- _Objective_
Using the data below, output the first line and every line after it up to and including the line containing "import plotly.graph_objects as go", exactly as written and with nothing added.

[START Recorded information]

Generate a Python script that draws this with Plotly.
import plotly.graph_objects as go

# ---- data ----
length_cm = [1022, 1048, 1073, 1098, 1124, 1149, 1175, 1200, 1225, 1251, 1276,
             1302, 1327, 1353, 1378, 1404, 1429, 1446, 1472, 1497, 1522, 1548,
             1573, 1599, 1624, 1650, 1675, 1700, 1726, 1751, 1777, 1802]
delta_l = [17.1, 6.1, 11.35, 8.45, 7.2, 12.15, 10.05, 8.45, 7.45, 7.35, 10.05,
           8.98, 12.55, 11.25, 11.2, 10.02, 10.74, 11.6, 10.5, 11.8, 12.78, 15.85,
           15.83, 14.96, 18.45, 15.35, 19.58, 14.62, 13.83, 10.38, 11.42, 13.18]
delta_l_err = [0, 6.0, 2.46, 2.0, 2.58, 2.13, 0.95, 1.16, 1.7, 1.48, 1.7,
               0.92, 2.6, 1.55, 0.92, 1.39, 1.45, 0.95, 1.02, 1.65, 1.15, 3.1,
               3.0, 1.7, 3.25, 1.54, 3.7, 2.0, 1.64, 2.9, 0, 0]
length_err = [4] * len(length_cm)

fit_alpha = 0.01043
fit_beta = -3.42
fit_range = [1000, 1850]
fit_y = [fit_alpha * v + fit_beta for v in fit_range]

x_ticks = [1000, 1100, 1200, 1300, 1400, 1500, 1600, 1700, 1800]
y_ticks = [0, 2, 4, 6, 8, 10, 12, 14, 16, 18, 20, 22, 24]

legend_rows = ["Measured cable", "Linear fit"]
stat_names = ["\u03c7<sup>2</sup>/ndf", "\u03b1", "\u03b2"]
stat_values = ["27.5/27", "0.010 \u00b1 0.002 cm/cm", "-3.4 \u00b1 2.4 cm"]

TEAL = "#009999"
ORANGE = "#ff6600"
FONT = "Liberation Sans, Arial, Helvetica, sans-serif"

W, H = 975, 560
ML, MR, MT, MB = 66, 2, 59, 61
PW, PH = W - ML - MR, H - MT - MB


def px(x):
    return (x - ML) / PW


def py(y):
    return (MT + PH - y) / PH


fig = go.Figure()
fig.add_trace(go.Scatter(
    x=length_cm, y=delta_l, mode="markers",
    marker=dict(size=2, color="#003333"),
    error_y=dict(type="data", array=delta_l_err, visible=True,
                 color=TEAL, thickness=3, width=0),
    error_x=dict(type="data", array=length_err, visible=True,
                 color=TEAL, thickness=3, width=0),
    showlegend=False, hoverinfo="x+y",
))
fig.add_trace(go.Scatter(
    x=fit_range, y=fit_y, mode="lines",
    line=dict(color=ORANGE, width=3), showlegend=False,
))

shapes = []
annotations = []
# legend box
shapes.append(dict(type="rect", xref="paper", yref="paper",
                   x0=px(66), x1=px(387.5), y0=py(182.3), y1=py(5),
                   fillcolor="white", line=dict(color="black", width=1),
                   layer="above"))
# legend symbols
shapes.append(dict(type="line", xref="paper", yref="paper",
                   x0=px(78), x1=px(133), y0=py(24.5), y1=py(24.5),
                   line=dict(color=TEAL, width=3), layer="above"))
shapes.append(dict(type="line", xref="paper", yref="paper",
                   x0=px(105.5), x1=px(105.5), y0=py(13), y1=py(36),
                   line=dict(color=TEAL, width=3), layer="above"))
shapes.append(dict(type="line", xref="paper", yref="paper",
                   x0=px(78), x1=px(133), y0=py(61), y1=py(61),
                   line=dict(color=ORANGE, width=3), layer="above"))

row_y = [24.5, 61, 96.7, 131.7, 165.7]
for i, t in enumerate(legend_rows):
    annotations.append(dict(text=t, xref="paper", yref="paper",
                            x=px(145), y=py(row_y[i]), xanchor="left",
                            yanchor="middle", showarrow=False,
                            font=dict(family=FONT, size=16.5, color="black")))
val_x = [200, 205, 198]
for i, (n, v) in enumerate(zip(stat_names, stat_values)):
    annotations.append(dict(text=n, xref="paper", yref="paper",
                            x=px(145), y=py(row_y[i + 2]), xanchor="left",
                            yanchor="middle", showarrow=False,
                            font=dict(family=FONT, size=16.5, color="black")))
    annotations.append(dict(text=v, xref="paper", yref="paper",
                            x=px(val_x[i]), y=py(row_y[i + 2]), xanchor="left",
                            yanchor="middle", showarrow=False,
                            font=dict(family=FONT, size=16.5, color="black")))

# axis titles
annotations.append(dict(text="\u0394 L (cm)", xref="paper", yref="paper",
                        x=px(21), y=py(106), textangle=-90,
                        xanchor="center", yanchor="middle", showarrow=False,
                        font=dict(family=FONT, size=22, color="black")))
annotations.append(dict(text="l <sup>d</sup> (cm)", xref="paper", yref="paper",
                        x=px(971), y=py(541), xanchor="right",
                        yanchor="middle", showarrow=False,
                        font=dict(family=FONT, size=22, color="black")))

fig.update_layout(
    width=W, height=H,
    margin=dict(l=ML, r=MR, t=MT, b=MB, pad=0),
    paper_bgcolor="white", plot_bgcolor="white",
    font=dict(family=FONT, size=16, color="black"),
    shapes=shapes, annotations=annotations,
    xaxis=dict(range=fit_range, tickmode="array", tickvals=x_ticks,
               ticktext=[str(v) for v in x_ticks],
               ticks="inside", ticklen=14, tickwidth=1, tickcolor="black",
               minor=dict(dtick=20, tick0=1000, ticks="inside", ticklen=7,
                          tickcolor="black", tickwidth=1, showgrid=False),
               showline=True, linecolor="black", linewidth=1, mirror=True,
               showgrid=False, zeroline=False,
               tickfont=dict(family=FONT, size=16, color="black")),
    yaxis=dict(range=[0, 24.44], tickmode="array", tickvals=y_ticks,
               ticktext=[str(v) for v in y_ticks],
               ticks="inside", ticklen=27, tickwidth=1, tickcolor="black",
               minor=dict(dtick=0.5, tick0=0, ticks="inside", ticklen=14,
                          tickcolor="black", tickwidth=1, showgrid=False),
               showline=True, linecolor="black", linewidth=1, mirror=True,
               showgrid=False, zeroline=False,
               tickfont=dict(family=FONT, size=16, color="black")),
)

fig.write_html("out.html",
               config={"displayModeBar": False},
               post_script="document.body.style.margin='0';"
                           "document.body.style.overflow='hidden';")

[END Recorded information]

- _Exercise output_
Generate a Python script that draws this with Plotly.
import plotly.graph_objects as go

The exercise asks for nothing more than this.